* What to do *
Copy exactly, and only, the lines below from the first through the one containing "(0,0) rectangle (858,435);", both included; pictures are omitted.

* Supplied data *
::::::

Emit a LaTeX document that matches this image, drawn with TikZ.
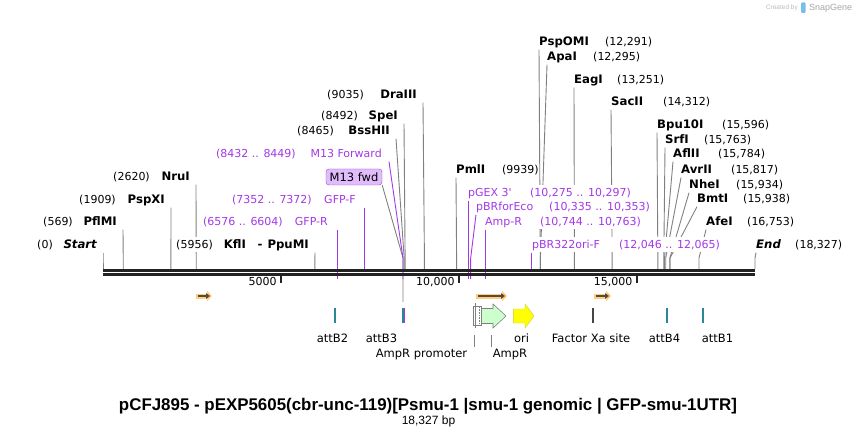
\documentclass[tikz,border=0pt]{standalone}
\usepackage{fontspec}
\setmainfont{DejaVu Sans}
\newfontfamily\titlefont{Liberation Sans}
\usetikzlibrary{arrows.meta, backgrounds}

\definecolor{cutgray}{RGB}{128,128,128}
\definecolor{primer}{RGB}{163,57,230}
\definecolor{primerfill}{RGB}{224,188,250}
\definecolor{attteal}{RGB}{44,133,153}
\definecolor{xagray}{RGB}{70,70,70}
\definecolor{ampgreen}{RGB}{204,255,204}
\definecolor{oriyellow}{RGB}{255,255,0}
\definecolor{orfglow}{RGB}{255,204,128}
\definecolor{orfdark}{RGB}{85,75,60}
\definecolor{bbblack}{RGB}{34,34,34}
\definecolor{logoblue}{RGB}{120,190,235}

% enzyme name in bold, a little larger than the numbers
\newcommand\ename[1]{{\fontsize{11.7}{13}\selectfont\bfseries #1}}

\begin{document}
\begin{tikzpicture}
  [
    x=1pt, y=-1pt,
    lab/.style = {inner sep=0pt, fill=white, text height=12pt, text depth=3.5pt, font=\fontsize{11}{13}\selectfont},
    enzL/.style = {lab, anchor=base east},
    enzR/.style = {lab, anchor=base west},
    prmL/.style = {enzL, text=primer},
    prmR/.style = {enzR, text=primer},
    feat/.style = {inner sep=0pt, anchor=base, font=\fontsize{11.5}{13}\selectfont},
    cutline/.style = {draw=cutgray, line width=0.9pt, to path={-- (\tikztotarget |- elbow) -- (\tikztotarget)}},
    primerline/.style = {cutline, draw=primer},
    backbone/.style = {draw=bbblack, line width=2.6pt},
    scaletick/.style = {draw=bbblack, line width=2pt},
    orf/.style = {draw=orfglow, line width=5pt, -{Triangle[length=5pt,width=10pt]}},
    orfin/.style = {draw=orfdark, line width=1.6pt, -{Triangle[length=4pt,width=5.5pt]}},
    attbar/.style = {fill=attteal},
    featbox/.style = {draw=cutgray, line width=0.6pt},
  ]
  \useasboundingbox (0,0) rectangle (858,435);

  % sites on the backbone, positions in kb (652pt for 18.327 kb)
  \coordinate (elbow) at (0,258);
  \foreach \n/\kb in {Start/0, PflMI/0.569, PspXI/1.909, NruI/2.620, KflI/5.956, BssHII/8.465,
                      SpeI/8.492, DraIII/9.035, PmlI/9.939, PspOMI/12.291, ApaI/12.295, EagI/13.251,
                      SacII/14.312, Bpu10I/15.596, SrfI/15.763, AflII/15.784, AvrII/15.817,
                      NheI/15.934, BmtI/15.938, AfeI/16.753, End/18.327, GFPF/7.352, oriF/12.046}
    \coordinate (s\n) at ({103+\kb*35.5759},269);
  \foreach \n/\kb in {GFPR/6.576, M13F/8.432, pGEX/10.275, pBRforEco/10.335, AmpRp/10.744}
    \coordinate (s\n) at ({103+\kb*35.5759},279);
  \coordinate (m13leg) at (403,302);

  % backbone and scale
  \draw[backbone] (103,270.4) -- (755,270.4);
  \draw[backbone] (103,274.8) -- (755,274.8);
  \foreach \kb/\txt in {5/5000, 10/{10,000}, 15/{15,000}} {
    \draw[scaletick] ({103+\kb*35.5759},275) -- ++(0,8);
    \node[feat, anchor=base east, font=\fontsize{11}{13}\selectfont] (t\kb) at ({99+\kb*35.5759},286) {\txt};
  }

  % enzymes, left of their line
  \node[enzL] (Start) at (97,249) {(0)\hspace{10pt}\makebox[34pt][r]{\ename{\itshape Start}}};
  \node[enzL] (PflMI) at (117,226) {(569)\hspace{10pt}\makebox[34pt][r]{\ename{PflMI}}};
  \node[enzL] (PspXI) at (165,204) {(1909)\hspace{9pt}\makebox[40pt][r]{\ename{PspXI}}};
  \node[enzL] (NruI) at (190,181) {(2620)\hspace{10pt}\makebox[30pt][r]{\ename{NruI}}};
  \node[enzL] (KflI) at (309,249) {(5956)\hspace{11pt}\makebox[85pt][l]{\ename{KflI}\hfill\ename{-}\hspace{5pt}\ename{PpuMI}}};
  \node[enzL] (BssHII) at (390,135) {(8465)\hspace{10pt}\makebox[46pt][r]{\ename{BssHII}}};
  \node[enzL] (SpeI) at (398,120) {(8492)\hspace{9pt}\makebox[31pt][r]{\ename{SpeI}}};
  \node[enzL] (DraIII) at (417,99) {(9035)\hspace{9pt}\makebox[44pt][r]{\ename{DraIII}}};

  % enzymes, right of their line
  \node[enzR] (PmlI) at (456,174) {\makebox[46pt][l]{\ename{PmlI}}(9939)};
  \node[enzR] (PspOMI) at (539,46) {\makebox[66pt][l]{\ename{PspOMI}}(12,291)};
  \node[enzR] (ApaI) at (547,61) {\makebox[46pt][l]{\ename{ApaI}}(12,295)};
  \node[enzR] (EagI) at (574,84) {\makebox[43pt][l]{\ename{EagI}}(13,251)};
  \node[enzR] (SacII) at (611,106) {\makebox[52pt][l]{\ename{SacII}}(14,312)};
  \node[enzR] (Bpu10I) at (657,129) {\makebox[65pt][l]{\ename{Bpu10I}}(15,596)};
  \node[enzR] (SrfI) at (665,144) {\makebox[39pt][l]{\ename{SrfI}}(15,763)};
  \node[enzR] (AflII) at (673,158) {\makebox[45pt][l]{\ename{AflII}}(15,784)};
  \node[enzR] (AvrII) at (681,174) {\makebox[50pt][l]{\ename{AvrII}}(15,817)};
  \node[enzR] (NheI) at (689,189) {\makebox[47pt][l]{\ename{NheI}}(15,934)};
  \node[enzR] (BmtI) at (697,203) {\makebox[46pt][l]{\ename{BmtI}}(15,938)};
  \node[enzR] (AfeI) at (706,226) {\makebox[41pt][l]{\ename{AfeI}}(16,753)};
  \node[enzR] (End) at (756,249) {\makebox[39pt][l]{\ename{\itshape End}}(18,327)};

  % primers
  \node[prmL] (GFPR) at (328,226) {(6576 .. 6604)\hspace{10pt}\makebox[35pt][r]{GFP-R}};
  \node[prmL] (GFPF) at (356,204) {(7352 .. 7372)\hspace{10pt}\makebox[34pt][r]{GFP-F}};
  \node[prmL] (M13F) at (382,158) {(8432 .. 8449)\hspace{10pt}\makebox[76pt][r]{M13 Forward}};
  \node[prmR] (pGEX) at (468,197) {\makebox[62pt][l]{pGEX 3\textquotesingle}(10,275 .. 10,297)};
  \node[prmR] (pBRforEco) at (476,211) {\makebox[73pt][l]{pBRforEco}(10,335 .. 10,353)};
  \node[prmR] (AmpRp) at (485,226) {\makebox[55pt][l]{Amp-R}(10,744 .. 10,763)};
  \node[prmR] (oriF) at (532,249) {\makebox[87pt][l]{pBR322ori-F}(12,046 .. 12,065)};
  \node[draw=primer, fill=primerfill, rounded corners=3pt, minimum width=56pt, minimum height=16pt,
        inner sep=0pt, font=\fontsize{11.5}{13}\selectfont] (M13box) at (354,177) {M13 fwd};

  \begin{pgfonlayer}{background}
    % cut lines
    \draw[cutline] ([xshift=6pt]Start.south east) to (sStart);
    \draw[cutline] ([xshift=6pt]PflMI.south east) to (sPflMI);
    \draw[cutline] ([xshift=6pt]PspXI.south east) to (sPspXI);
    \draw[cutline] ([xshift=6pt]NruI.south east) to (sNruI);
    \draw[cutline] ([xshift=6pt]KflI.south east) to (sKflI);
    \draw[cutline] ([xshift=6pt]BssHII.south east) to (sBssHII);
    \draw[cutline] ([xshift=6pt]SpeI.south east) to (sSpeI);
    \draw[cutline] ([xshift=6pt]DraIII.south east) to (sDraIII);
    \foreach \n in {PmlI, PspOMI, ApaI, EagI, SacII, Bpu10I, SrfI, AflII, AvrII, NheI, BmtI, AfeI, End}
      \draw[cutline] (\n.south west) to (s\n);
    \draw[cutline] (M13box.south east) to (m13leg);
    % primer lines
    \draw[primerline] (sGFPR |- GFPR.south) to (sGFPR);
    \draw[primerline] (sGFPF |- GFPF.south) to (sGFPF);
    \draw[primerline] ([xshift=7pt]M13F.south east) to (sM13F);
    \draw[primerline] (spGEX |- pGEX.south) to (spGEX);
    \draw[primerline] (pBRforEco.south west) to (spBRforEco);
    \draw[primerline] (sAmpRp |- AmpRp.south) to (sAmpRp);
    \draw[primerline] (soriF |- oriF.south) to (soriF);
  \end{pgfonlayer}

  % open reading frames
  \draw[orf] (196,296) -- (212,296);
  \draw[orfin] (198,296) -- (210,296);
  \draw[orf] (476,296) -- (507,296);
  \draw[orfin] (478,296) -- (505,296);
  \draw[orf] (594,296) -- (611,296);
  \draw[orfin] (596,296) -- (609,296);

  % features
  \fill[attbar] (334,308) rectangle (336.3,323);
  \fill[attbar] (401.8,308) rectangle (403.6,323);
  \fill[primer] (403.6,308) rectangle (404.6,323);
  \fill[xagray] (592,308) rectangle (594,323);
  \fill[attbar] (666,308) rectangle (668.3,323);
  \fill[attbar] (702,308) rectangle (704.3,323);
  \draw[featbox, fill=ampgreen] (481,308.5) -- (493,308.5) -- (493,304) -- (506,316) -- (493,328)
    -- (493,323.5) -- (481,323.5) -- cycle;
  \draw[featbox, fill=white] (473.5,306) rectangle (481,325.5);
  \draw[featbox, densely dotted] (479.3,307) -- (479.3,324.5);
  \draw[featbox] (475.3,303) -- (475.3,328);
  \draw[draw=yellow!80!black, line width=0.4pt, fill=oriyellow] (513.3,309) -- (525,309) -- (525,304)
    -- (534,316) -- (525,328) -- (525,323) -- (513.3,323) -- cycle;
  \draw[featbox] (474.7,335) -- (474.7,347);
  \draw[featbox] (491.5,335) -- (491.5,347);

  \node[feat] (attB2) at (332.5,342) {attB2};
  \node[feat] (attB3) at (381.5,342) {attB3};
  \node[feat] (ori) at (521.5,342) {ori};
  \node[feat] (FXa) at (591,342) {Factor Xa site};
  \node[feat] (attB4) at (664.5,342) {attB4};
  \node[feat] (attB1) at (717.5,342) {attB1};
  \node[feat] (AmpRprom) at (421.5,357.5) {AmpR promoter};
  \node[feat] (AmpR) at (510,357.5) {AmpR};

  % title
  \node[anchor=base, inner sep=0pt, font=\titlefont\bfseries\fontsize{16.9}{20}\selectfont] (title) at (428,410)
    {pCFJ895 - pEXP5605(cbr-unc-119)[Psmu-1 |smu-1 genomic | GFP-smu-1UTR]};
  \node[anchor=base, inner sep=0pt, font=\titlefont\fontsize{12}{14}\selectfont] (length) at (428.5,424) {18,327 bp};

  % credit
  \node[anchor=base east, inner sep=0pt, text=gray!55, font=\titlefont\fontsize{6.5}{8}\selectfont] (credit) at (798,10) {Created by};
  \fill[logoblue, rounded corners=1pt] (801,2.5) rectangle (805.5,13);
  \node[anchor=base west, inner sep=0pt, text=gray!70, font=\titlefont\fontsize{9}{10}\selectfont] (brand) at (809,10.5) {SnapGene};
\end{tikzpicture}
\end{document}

::::::

* Finished exercise *
Emit a LaTeX document that matches this image, drawn with TikZ.
\documentclass[tikz,border=0pt]{standalone}
\usepackage{fontspec}
\setmainfont{DejaVu Sans}
\newfontfamily\titlefont{Liberation Sans}
\usetikzlibrary{arrows.meta, backgrounds}

\definecolor{cutgray}{RGB}{128,128,128}
\definecolor{primer}{RGB}{163,57,230}
\definecolor{primerfill}{RGB}{224,188,250}
\definecolor{attteal}{RGB}{44,133,153}
\definecolor{xagray}{RGB}{70,70,70}
\definecolor{ampgreen}{RGB}{204,255,204}
\definecolor{oriyellow}{RGB}{255,255,0}
\definecolor{orfglow}{RGB}{255,204,128}
\definecolor{orfdark}{RGB}{85,75,60}
\definecolor{bbblack}{RGB}{34,34,34}
\definecolor{logoblue}{RGB}{120,190,235}

% enzyme name in bold, a little larger than the numbers
\newcommand\ename[1]{{\fontsize{11.7}{13}\selectfont\bfseries #1}}

\begin{document}
\begin{tikzpicture}
  [
    x=1pt, y=-1pt,
    lab/.style = {inner sep=0pt, fill=white, text height=12pt, text depth=3.5pt, font=\fontsize{11}{13}\selectfont},
    enzL/.style = {lab, anchor=base east},
    enzR/.style = {lab, anchor=base west},
    prmL/.style = {enzL, text=primer},
    prmR/.style = {enzR, text=primer},
    feat/.style = {inner sep=0pt, anchor=base, font=\fontsize{11.5}{13}\selectfont},
    cutline/.style = {draw=cutgray, line width=0.9pt, to path={-- (\tikztotarget |- elbow) -- (\tikztotarget)}},
    primerline/.style = {cutline, draw=primer},
    backbone/.style = {draw=bbblack, line width=2.6pt},
    scaletick/.style = {draw=bbblack, line width=2pt},
    orf/.style = {draw=orfglow, line width=5pt, -{Triangle[length=5pt,width=10pt]}},
    orfin/.style = {draw=orfdark, line width=1.6pt, -{Triangle[length=4pt,width=5.5pt]}},
    attbar/.style = {fill=attteal},
    featbox/.style = {draw=cutgray, line width=0.6pt},
  ]
  \useasboundingbox (0,0) rectangle (858,435);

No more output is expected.